São objetivos que podem ajudar o crescimento da economia americana, vital para a recuperação da combalida Zona do Euro, e que interessam, obviamente, aos demais países. Quanto ao Brasil, não há porque alimentar expectativas de mudanças significativas, enquanto mantivermos nosso comércio exterior amarrado desnecessariamente a compromissos no âmbito do Mercosul, que desestimulam os acordos bilaterais que poderíamos negociar com terceiros países, como ocorre com muitos de nossos parceiros, em mútuo benefício.
Mais do que comemorar a reeleição de Obama, o efeito importante para a economia mundial foi a sensação de alívio com a derrota republicana. As poucas ideias mencionadas por Romney, durante a campanha, geralmente anunciavam mais problemas. Uma delas ia além e sugeria uma espécie de retorno à Idade Média, com a reintrodução do padrão-ouro como uma grande novidade para reequilibrar as finanças mundial e levar mais tranquilidade aos mercados.
Para angariar a simpatia da ala republicana mais radical, ele passou a advogar uma postura agressiva em política externa, tratando a Rússia, de Putin, como a inimiga número 1 dos Estados Unidos e defendendo retaliações duras no comércio com a China, inclusive sobre bens chineses, enquanto Pequim não cessasse a manipulação cambial. A certa altura o candidato Obama tratou o adversário com bastante ironia: comentou que ele propunha, simultaneamente, a política externa de 1980, as políticas sociais dos anos 50 e a política econômica da década de 20, do século XIX.

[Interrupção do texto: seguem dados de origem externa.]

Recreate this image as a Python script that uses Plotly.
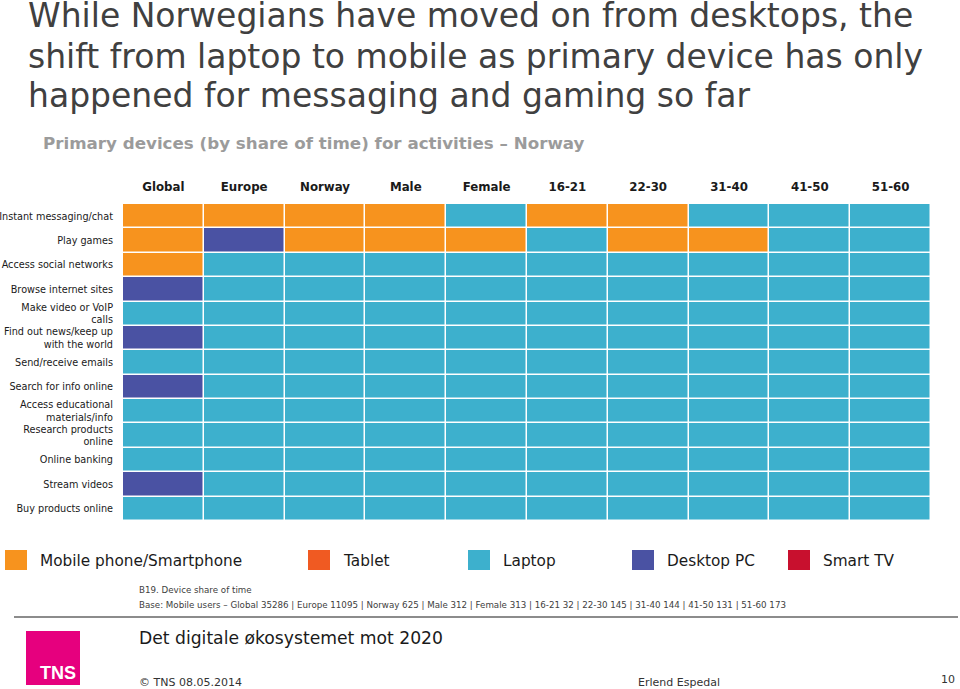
import plotly.graph_objects as go

# ---- data ----
devices = ["Mobile phone/Smartphone", "Tablet", "Laptop", "Desktop PC", "Smart TV"]
device_codes = ["M", "T", "L", "D", "S"]
device_colors = ["#F7931E", "#F05A22", "#3DB0CD", "#4A52A3", "#C8102E"]

segments = ["Global", "Europe", "Norway", "Male", "Female", "16-21", "22-30", "31-40", "41-50", "51-60"]

activities = [
    "Instant messaging/chat",
    "Play games",
    "Access social networks",
    "Browse internet sites",
    "Make video or VoIP<br>calls",
    "Find out news/keep up<br>with the world",
    "Send/receive emails",
    "Search for info online",
    "Access educational<br>materials/info",
    "Research products<br>online",
    "Online banking",
    "Stream videos",
    "Buy products online",
]

# primary device per activity (row) and segment (column)
primary_device = [
    ["M", "M", "M", "M", "L", "M", "M", "L", "L", "L"],
    ["M", "D", "M", "M", "M", "L", "M", "M", "L", "L"],
    ["M", "L", "L", "L", "L", "L", "L", "L", "L", "L"],
    ["D", "L", "L", "L", "L", "L", "L", "L", "L", "L"],
    ["L", "L", "L", "L", "L", "L", "L", "L", "L", "L"],
    ["D", "L", "L", "L", "L", "L", "L", "L", "L", "L"],
    ["L", "L", "L", "L", "L", "L", "L", "L", "L", "L"],
    ["D", "L", "L", "L", "L", "L", "L", "L", "L", "L"],
    ["L", "L", "L", "L", "L", "L", "L", "L", "L", "L"],
    ["L", "L", "L", "L", "L", "L", "L", "L", "L", "L"],
    ["L", "L", "L", "L", "L", "L", "L", "L", "L", "L"],
    ["D", "L", "L", "L", "L", "L", "L", "L", "L", "L"],
    ["L", "L", "L", "L", "L", "L", "L", "L", "L", "L"],
]

title_lines = [
    "While Norwegians have moved on from desktops, the",
    "shift from laptop to mobile as primary device has only",
    "happened for messaging and gaming so far",
]
subtitle = "Primary devices (by share of time) for activities \u2013 Norway"
source_note = "B19. Device share of time"
base_note = ("Base: Mobile users \u2013 Global 35286 | Europe 11095 | Norway 625 | Male 312 | "
             "Female 313 | 16-21 32 | 22-30 145 | 31-40 144 | 41-50 131 | 51-60 173")
footer_title = "Det digitale \u00f8kosystemet mot 2020"
footer_left = "\u00a9 TNS 08.05.2014"
footer_mid = "Erlend Espedal"
page_no = "10"

# ---- layout geometry (pixels) ----
W, H = 960, 689
L, R, T, B = 123, 29, 204, 168
PW, PH = W - L - R, H - T - B


def px(x):
    return (x - L) / PW


def py(y):
    return (T + PH - y) / PH


z = [[device_codes.index(c) for c in row] for row in primary_device]
n = len(devices)
colorscale = []
for i, col in enumerate(device_colors):
    colorscale.append([i / n, col])
    colorscale.append([(i + 1) / n, col])

fig = go.Figure(go.Heatmap(
    z=z, x=segments, y=activities,
    zmin=-0.5, zmax=n - 0.5,
    colorscale=colorscale, showscale=False,
    xgap=1.5, ygap=1.5, hoverinfo="skip",
))

sans = "DejaVu Sans, Verdana, sans-serif"
fig.update_layout(
    width=W, height=H,
    margin=dict(l=L, r=R, t=T, b=B, pad=0, autoexpand=False),
    paper_bgcolor="white", plot_bgcolor="white",
    font=dict(family=sans, color="#000000"),
    xaxis=dict(side="top", showgrid=False, zeroline=False, ticks="", automargin=False,
               tickfont=dict(family="DejaVu Sans", size=11.8, color="#1a1a1a", weight="bold"),
               ticklabelstandoff=10, fixedrange=True),
    yaxis=dict(autorange="reversed", showgrid=False, zeroline=False, ticks="", automargin=False,
               tickfont=dict(family=sans, size=9.7, color="#1a1a1a"),
               ticklabelstandoff=9, fixedrange=True),
)

ann = []
for i, line in enumerate(title_lines):
    ann.append(dict(text=line, x=px(26), y=py(16 + 40 * i), xref="paper", yref="paper",
                    xanchor="left", yanchor="middle", showarrow=False,
                    font=dict(family=sans, size=33, color="#404040")))
ann.append(dict(text="<b>" + subtitle + "</b>", x=px(41), y=py(143), xref="paper", yref="paper",
                xanchor="left", yanchor="middle", showarrow=False,
                font=dict(family=sans, size=16.7, color="#9b9b9b")))

legend_x = [5, 308, 468, 632, 788]
shapes = []
for i, (name, col) in enumerate(zip(devices, device_colors)):
    x0 = legend_x[i]
    shapes.append(dict(type="rect", xref="paper", yref="paper",
                       x0=px(x0), x1=px(x0 + 22), y0=py(570), y1=py(550),
                       fillcolor=col, line=dict(width=0)))
    ann.append(dict(text=name, x=px(x0 + 33), y=py(561), xref="paper", yref="paper",
                    xanchor="left", yanchor="middle", showarrow=False,
                    font=dict(family=sans, size=15.3, color="#1a1a1a")))

ann.append(dict(text=source_note, x=px(137), y=py(590), xref="paper", yref="paper",
                xanchor="left", yanchor="middle", showarrow=False,
                font=dict(family=sans, size=8.7, color="#404040")))
ann.append(dict(text=base_note, x=px(137), y=py(605), xref="paper", yref="paper",
                xanchor="left", yanchor="middle", showarrow=False,
                font=dict(family=sans, size=8.7, color="#404040")))
shapes.append(dict(type="line", xref="paper", yref="paper", x0=px(14), x1=px(958),
                   y0=py(617), y1=py(617), line=dict(color="#8c8c8c", width=2)))

# TNS logo
shapes.append(dict(type="rect", xref="paper", yref="paper", x0=px(26), x1=px(80),
                   y0=py(685), y1=py(631), fillcolor="#E6007E", line=dict(width=0)))
ann.append(dict(text="<b>TNS</b>", x=px(58), y=py(673), xref="paper", yref="paper",
                xanchor="center", yanchor="middle", showarrow=False,
                font=dict(family="Liberation Sans Narrow, Liberation Sans", size=18, color="white")))

ann.append(dict(text=footer_title, x=px(137), y=py(638), xref="paper", yref="paper",
                xanchor="left", yanchor="middle", showarrow=False,
                font=dict(family=sans, size=17.2, color="#1a1a1a")))
ann.append(dict(text=footer_left, x=px(137), y=py(682), xref="paper", yref="paper",
                xanchor="left", yanchor="middle", showarrow=False,
                font=dict(family=sans, size=11, color="#333333")))
ann.append(dict(text=footer_mid, x=px(636), y=py(682), xref="paper", yref="paper",
                xanchor="left", yanchor="middle", showarrow=False,
                font=dict(family=sans, size=11, color="#333333")))
ann.append(dict(text=page_no, x=px(957), y=py(679), xref="paper", yref="paper",
                xanchor="right", yanchor="middle", showarrow=False,
                font=dict(family=sans, size=11, color="#333333")))

fig.update_layout(annotations=ann, shapes=shapes)
fig.write_html("out.html", config={"displayModeBar": False},
               post_script="document.body.style.margin='0';document.body.style.overflow='hidden';")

Além do grande estrago que poderia fazer no campo externo, as propostas de Romney para frear a onda de imigração ilegal sugeriam tornar “tão duras as condições de trabalho e de moradia dos imigrantes e seus filhos” a ponto deles próprios se “autodeportarem”. Diante da natureza de suas proposições, é plenamente justificado o alívio produzido por sua derrota no ambiente global. Os republicanos e seu fragmento radical, o “Tea Party”, devem estar ainda em busca do “país real”, o verdadeiro, aquele em que Obama transita com naturalidade, pois é parte dele. O mundo inteiro está alegre. A exceção são os 48% brancos saxônicos e protestantes (os Wasp) que não conseguiram retornar ao século XIX.